When he comes to speak at CII, Lobe will almost certainly be seeking new clients. There will be some serious whales in these waters: For instance, CalSTRS, the California State Teachers’ Retirement System, will definitely be represented (Anne Sheehan, the director of corporate governance for CalSTRS, will be moderating Loeb’s panel).
But here’s the catch. Dan Loeb, who isn’t known as the biggest hedge-fund asshole still working on Wall Street (only because Stevie Cohen hasn’t been arrested yet), is on the board and co-founder of a group called Students First New York. And the national Students First organization has been one of the leading advocates pushing for states to abandon defined benefit plans – packages which guarantee certain retirement benefits for public workers like teachers – in favor of defined contribution plans, where the benefits are not guaranteed.

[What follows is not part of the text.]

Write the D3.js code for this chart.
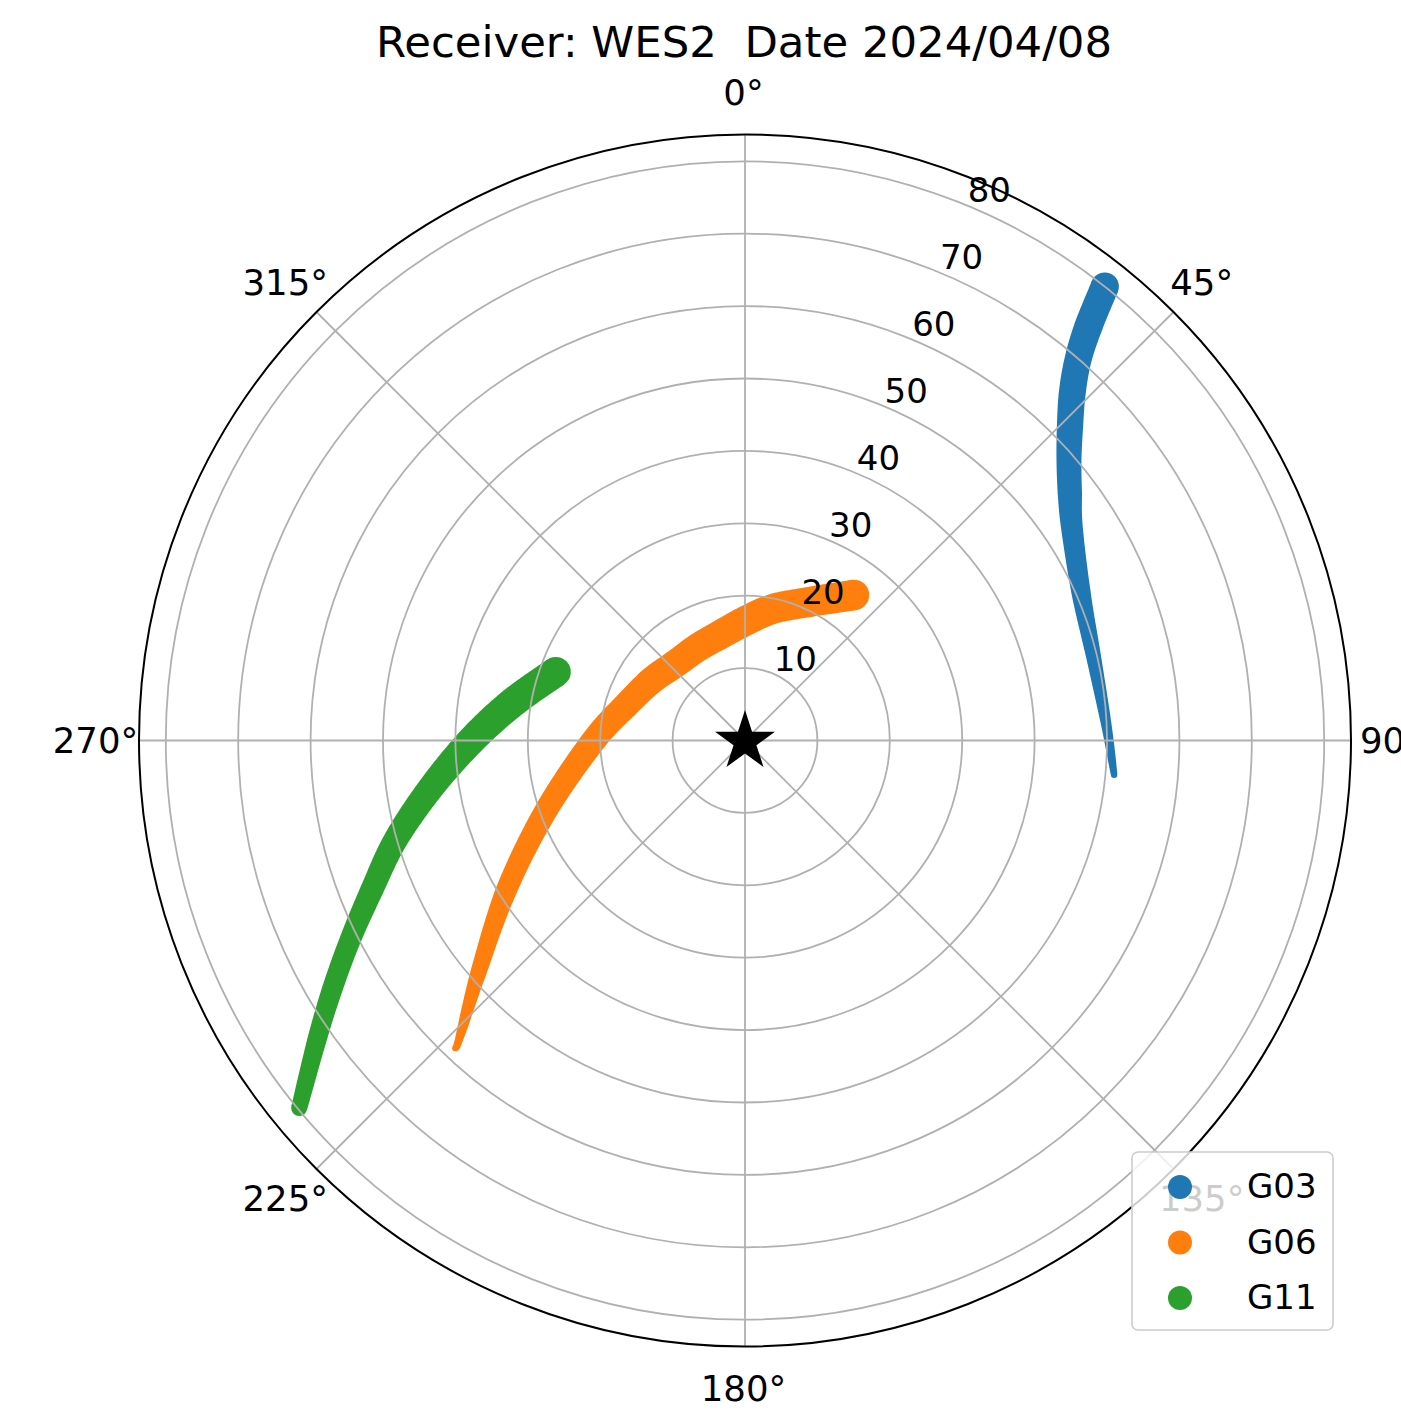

In other words, Loeb has been soliciting the retirement money of public workers, then turning right around and lobbying for those same workers to lose their benefits. He’s essentially asking workers to pay for their own disenfranchisement (with Loeb getting his two-and-twenty cut, or whatever obscene percentage of their retirement monies he will charge as a fee). If that isn’t the very definition of balls, I don’t know what is.
Elaine and Lottakatz. Thanks for hangin’ in there. Elaine, I apologize for “photobombing” your excellent post. It is a subject that means a lot to me and I have had it with anecdotes being served as truth and the broadcasting of untruths as argument.
Everybody makes mistakes, that’s ok. Sometimes the same mistakes are repeated. That’s ok, too. But to aggressively, continuously, and rudely deny facts while armed with only anecdotal STORIES and protests as to one’s personal Lincolnesque qualities is not ok.